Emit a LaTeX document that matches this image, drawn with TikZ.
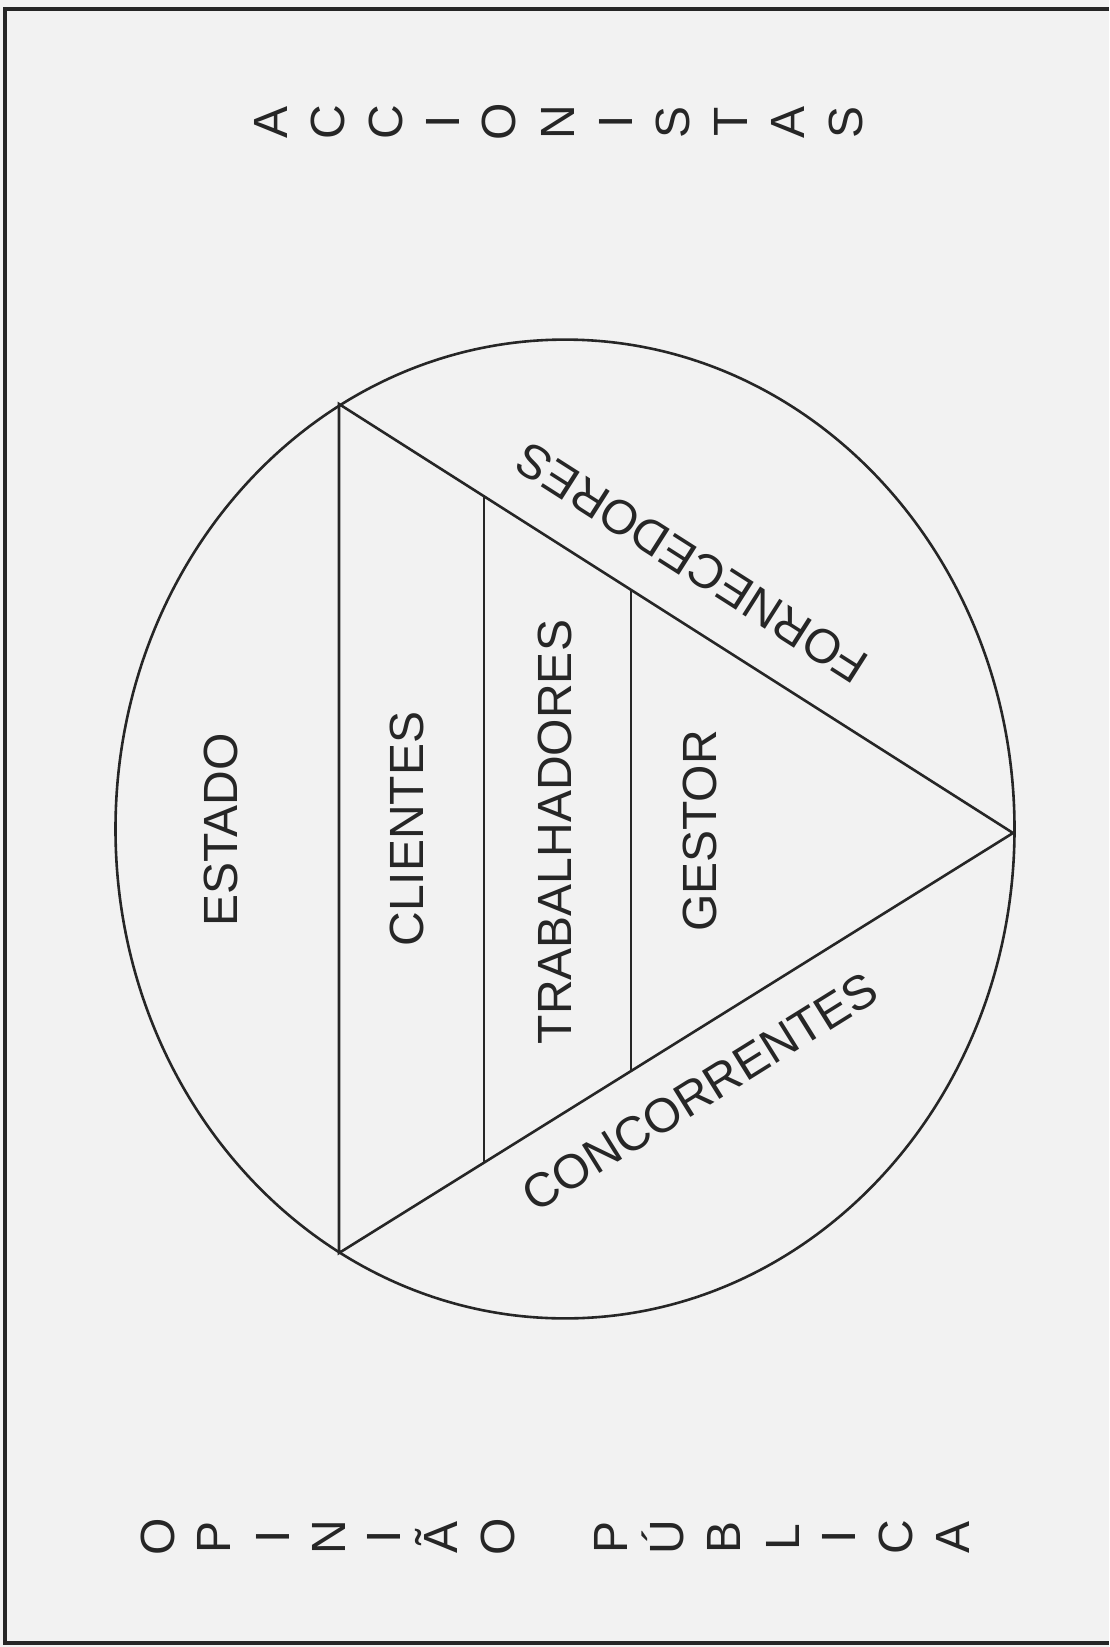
\documentclass[tikz,border=0pt]{standalone}
\usepackage{fontspec}
\setmainfont{Liberation Sans}
\usetikzlibrary{shapes.geometric,calc}
\begin{document}
\begin{tikzpicture}[x=0.5pt,y=-0.5pt,
  ink/.style={draw=black!85, line width=1.3pt},
  lbl/.style={font=\fontsize{24}{28}\selectfont, text=black!85, inner sep=0pt},
  ltr/.style={font=\fontsize{24}{28}\selectfont, text=black!85, inner sep=0pt,
              rotate=90, text height=17.2pt, text depth=0pt},
]
\fill[black!5] (0,0) rectangle (1109,1647);
\useasboundingbox (0,0) rectangle (1109,1647);
% frame
\draw[line width=2pt, black!85] (1109,9) -- (5,9) -- (5,1643) -- (1109,1643);
% outer ellipse
\node[ellipse, ink, inner sep=0pt, minimum width=449.5pt, minimum height=489.4pt] (oval) at (565,829) {};
% triangle
\coordinate (tl) at (339,404);
\coordinate (bl) at (339,1253);
\coordinate (rt) at (1013,833);
\draw[ink, line join=miter] (tl) -- (rt) -- (bl) -- cycle;
% dividers
\coordinate (d1t) at ($(tl)!0.2151!(rt)$);
\coordinate (d1b) at ($(bl)!0.2151!(rt)$);
\coordinate (d2t) at ($(tl)!0.4332!(rt)$);
\coordinate (d2b) at ($(bl)!0.4332!(rt)$);
\draw[ink] (d1t) -- (d1b);
\draw[ink] (d2t) -- (d2b);
% labels
\node[lbl, rotate=90] (estado) at (221,830) {ESTADO};
\node[lbl, rotate=90] (clientes) at (407,829) {CLIENTES};
\node[lbl, rotate=90] (trab) at (555,832) {TRABALHADORES};
\node[lbl, rotate=90] (gestor) at (700,831) {GESTOR};
\node[lbl, rotate=147.5] (forn) at (692,563) {FORNECEDORES};
\node[lbl, rotate=31.9] (conc) at (700,1092) {CONCORRENTES};
% stacked letters
\foreach \c/\x [count=\i] in {A/270,C/327,C/385,I/442,O/498,N/557,I/615,S/672,T/730,A/787,S/845}
  \node[ltr] (acc\i) at (\x,122) {\c};
\foreach \c/\x [count=\i] in {O/157,P/213,I/272,N/328,I/383,Ã/440,O/497,P/610,Ú/666,B/723,L/782,I/838,C/895,A/952}
  \node[ltr] (op\i) at (\x,1537) {\c};
\end{tikzpicture}
\end{document}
====
* [Challenge]
Do not include the images; transcribe the rest of the listing exactly.

* [Output of the exercise]
Emit a LaTeX document that matches this image, drawn with TikZ.
\documentclass[tikz,border=0pt]{standalone}
\usepackage{fontspec}
\setmainfont{Liberation Sans}
\usetikzlibrary{shapes.geometric,calc}
\begin{document}
\begin{tikzpicture}[x=0.5pt,y=-0.5pt,
  ink/.style={draw=black!85, line width=1.3pt},
  lbl/.style={font=\fontsize{24}{28}\selectfont, text=black!85, inner sep=0pt},
  ltr/.style={font=\fontsize{24}{28}\selectfont, text=black!85, inner sep=0pt,
              rotate=90, text height=17.2pt, text depth=0pt},
]
\fill[black!5] (0,0) rectangle (1109,1647);
\useasboundingbox (0,0) rectangle (1109,1647);
% frame
\draw[line width=2pt, black!85] (1109,9) -- (5,9) -- (5,1643) -- (1109,1643);
% outer ellipse
\node[ellipse, ink, inner sep=0pt, minimum width=449.5pt, minimum height=489.4pt] (oval) at (565,829) {};
% triangle
\coordinate (tl) at (339,404);
\coordinate (bl) at (339,1253);
\coordinate (rt) at (1013,833);
\draw[ink, line join=miter] (tl) -- (rt) -- (bl) -- cycle;
% dividers
\coordinate (d1t) at ($(tl)!0.2151!(rt)$);
\coordinate (d1b) at ($(bl)!0.2151!(rt)$);
\coordinate (d2t) at ($(tl)!0.4332!(rt)$);
\coordinate (d2b) at ($(bl)!0.4332!(rt)$);
\draw[ink] (d1t) -- (d1b);
\draw[ink] (d2t) -- (d2b);
% labels
\node[lbl, rotate=90] (estado) at (221,830) {ESTADO};
\node[lbl, rotate=90] (clientes) at (407,829) {CLIENTES};
\node[lbl, rotate=90] (trab) at (555,832) {TRABALHADORES};
\node[lbl, rotate=90] (gestor) at (700,831) {GESTOR};
\node[lbl, rotate=147.5] (forn) at (692,563) {FORNECEDORES};
\node[lbl, rotate=31.9] (conc) at (700,1092) {CONCORRENTES};
% stacked letters
\foreach \c/\x [count=\i] in {A/270,C/327,C/385,I/442,O/498,N/557,I/615,S/672,T/730,A/787,S/845}
  \node[ltr] (acc\i) at (\x,122) {\c};
\foreach \c/\x [count=\i] in {O/157,P/213,I/272,N/328,I/383,Ã/440,O/497,P/610,Ú/666,B/723,L/782,I/838,C/895,A/952}
  \node[ltr] (op\i) at (\x,1537) {\c};
\end{tikzpicture}
\end{document}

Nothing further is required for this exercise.